Claudia Funke, Band Practice
The situation of a musician playing in a band is significantly different from that of creating art in a studio: The practice space where a band
develops its songs is a site of collective creative production, whereas artists confront the blank canvas alone.
For Antonia Nordmann and Katja Pudor, the term "band practice" has become synonymous with various artists working
simultaneously in a single "pictorial space." The object is to contribute ones own work and working method in such a way that
" the communal whole takes on a form - a good form, one that conveys what you want to convey."1
The dynamic is much like the way band members play together, each contributing musical inspiration, an instrument or a voice to create a sound
at the same moment and in harmony. In this process of coexistence, the act of listening and spontaneously, creatively responding to other participants
is just as essential as defining boundaries between participants.
Nordmann and Pudor noticed that they both had a similarly playful approach to their artistic material, and they started working together
on a collaborative piece in alternating studios. This led to the idea of inviting several artists to attend "practices" lasting just a few hours.
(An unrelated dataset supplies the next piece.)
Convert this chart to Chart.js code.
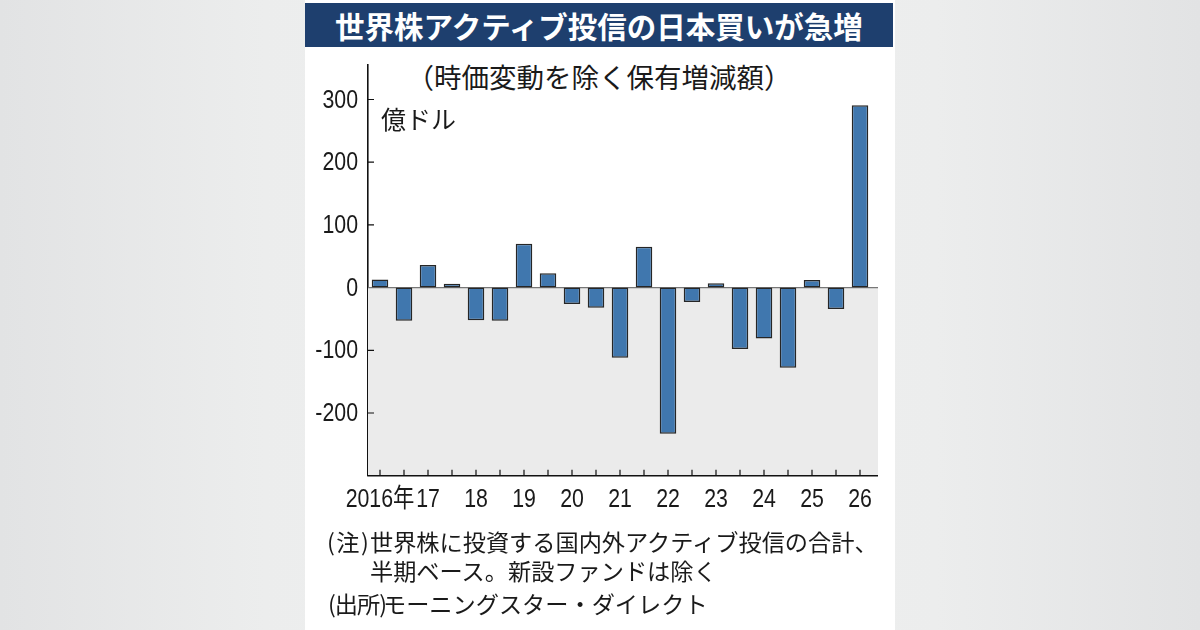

Their ways of working, and their use of diverse materials such as cloth, wood, tape, light projections, paint, sound, rope, wire, foil and styrofoam,
are reminiscent of the use of sampling in music. The work emphasizes the processual, the fragile, the interchangeable, and it reflects the ephemerality
and speed of our perception of spatiotemporal movement. The initial, intuitive approach is just as important here as reflection and discussion,
reactions that allow for adjustments and open up opportunities for modification. The search for consensus on the basis of collective decisions
serves to refine the overall sound of the space.
If the artworks created at "practice" are comparable to the songs a band rehearses, then all the artists/band members play an equal role in
defining the image and the sound. It begins with a discussion in which participants work out the time frame for the creation of the work,
the relevant criteria in terms of individual inspiration, and where the work will be shown. A key prerequisite is the mutual assurance that
everyone will "play their part right." As Pudor and Nordmann emphasized to this author, " It′s about producing an overall sound. Action and
experience come to the fore - we don′t talk; we ′do. " This focused atmosphere, in which everyone is reacting to what′s happening beside him,
calls for definition and investigation, both of one′s own part in the work, ones personal authorship, and of the boundaries of the others.
How can the freedom of the individual be reconciled with equality within the group? At what point does the individual′s handwriting start
speaking a common language - at what moment does the band′s sound come together? These "experimental setups"2 transform the almost intimate
seclusion and isolation of the artist in her studio into a social interaction, the vibrant, interwoven interplay of a band.

1 Antonia Nordmann, in Bandprobe - Concert, directed by Anna Maria Weber, (Berlin: AugenZeugeKunst, 2011), DVD.
2 Annette Genz, "Bild-Räume," in Katja Pudor (Lelkendorf: Temporäre Kunsthalle Lelkendorf, 2010), exhibition catalogue.